SHORT TASK » Read through the data and report every line in which the word "this" occurs.

DATA LINES »
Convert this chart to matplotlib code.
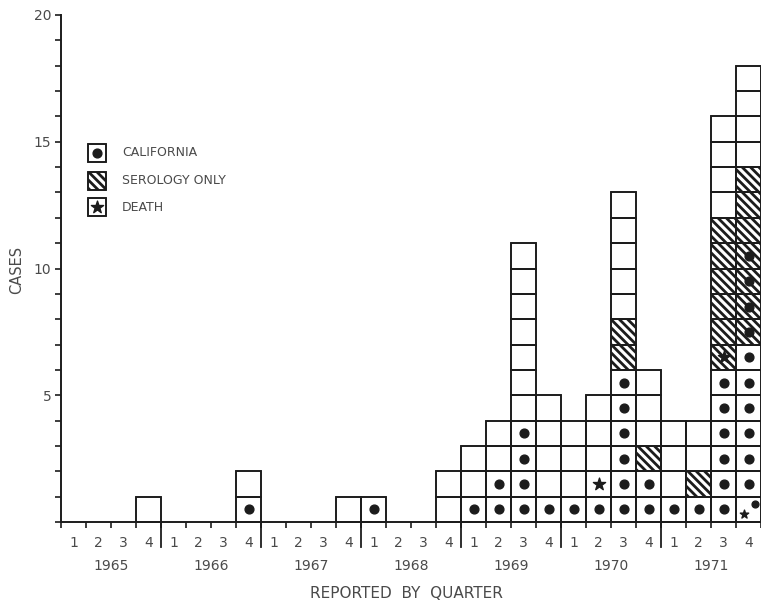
import numpy as np
import matplotlib
matplotlib.use("Agg")
import matplotlib.pyplot as plt
from matplotlib.patches import Rectangle

plt.rcParams['font.family'] = ['DejaVu Sans']
plt.rcParams['hatch.linewidth'] = 2.0

years = ["1965", "1966", "1967", "1968", "1969", "1970", "1971"]
quarter_labels = ["1", "2", "3", "4"] * 7

# cases per quarter, 1965 Q1 ... 1971 Q4, stacked bottom to top in this order
cal_death  = [0,0,0,0, 0,0,0,0, 0,0,0,0, 0,0,0,0, 0,0,0,0, 0,0,0,0, 0,0,0,1]
california = [0,0,0,0, 0,0,0,1, 0,0,0,0, 1,0,0,0, 1,2,4,1, 1,1,6,2, 1,1,6,6]
death      = [0,0,0,0, 0,0,0,0, 0,0,0,0, 0,0,0,0, 0,0,0,0, 0,1,0,0, 0,0,0,0]
sero_cal   = [0,0,0,0, 0,0,0,0, 0,0,0,0, 0,0,0,0, 0,0,0,0, 0,0,0,0, 0,0,0,4]
sero_death = [0,0,0,0, 0,0,0,0, 0,0,0,0, 0,0,0,0, 0,0,0,0, 0,0,0,0, 0,0,1,0]
serology   = [0,0,0,0, 0,0,0,0, 0,0,0,0, 0,0,0,0, 0,0,0,0, 0,0,2,1, 0,1,5,3]
other      = [0,0,0,1, 0,0,0,1, 0,0,0,1, 0,0,0,2, 2,2,7,4, 3,3,5,3, 3,2,4,4]

legend_labels = ["CALIFORNIA", "SEROLOGY ONLY", "DEATH"]

INK = "#1c1c1c"
TXT = "#4a4a4a"
LW = 1.2

fig = plt.figure(figsize=(7.61, 6.04), dpi=100)
ax = fig.add_axes([61/761, (604-522)/604, 700/761, 507/604])
ax.set_xlim(0, 28)
ax.set_ylim(0, 20)


def draw_cell(x, y, kind, w=1.0, h=1.0):
    hatched = kind in ("sero", "sero_cal", "sero_death")
    ax.add_patch(Rectangle((x, y), w, h, facecolor="white", edgecolor=INK,
                           linewidth=LW, hatch="\\\\\\\\" if hatched else None,
                           zorder=2, clip_on=False))
    ax.add_patch(Rectangle((x, y), w, h, facecolor="none", edgecolor=INK,
                           linewidth=LW, zorder=3, clip_on=False))
    cx, cy = x + w / 2, y + h / 2
    if kind in ("cal", "sero_cal"):
        ax.scatter([cx], [cy], s=40, color=INK, zorder=4, clip_on=False)
    elif kind in ("death", "sero_death"):
        ax.scatter([cx], [cy], s=85, marker="*", color=INK, zorder=4,
                   clip_on=False)
    elif kind == "cal_death":
        ax.scatter([cx - 0.2 * w], [cy - 0.18 * h], s=40, marker="*",
                   color=INK, zorder=4, clip_on=False)
        ax.scatter([cx + 0.25 * w], [cy + 0.2 * h], s=24, color=INK,
                   zorder=4, clip_on=False)


series = [("cal_death", cal_death), ("cal", california), ("death", death),
          ("sero_cal", sero_cal), ("sero_death", sero_death),
          ("sero", serology), ("plain", other)]

for q in range(len(quarter_labels)):
    level = 0
    for kind, vals in series:
        for _ in range(vals[q]):
            draw_cell(q, level, kind)
            level += 1

# axes styling
for s in ("top", "right"):
    ax.spines[s].set_visible(False)
for s in ("left", "bottom"):
    ax.spines[s].set_color(INK)
    ax.spines[s].set_linewidth(1.4)
    ax.spines[s].set_zorder(5)

ax.set_yticks(np.arange(0, 21, 5))
ax.set_yticklabels(["", "5", "10", "15", "20"])
ax.set_yticks(np.arange(0, 21, 1), minor=True)
ax.tick_params(axis="y", which="both", direction="out", length=4, width=1.2,
               color=INK, labelcolor=TXT, labelsize=10, pad=3)

ax.set_xticks(np.arange(len(quarter_labels)) + 0.5)
ax.set_xticklabels(quarter_labels)
ax.set_xticks(np.arange(0, 29, 1), minor=True)
ax.tick_params(axis="x", which="major", length=0, labelcolor=TXT,
               labelsize=10, pad=10)
ax.tick_params(axis="x", which="minor", direction="out", length=4, width=1.2,
               color=INK)

for k, yr in enumerate(years):
    ax.text(4 * k + 2, -1.72, yr, ha="center", va="center", color=TXT,
            fontsize=10)
    if k > 0:
        ax.plot([4 * k, 4 * k], [0, -1.0], color=INK, lw=1.3, clip_on=False,
                zorder=5)

fig.text(406/761, 1 - 593/604, "REPORTED  BY  QUARTER", ha="center",
         va="center", color=TXT, fontsize=11)
fig.text(17/761, 1 - 270/604, "CASES", rotation=90, ha="center",
         va="center", color=TXT, fontsize=10.5)

# legend
leg_kinds = ["cal", "sero", "death"]
leg_y = [14.56, 13.47, 12.41]
bw, bh = 0.72, 0.71
for kind, lab, yc in zip(leg_kinds, legend_labels, leg_y):
    draw_cell(1.44 - bw / 2, yc - bh / 2, kind, w=bw, h=bh)
    ax.text(2.44, yc, lab, ha="left", va="center", color=TXT, fontsize=9)

fig.savefig("out.png", dpi=100, facecolor="white")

EXPECTED ANSWER »
Convert this chart to matplotlib code.
# cases per quarter, 1965 Q1 ... 1971 Q4, stacked bottom to top in this order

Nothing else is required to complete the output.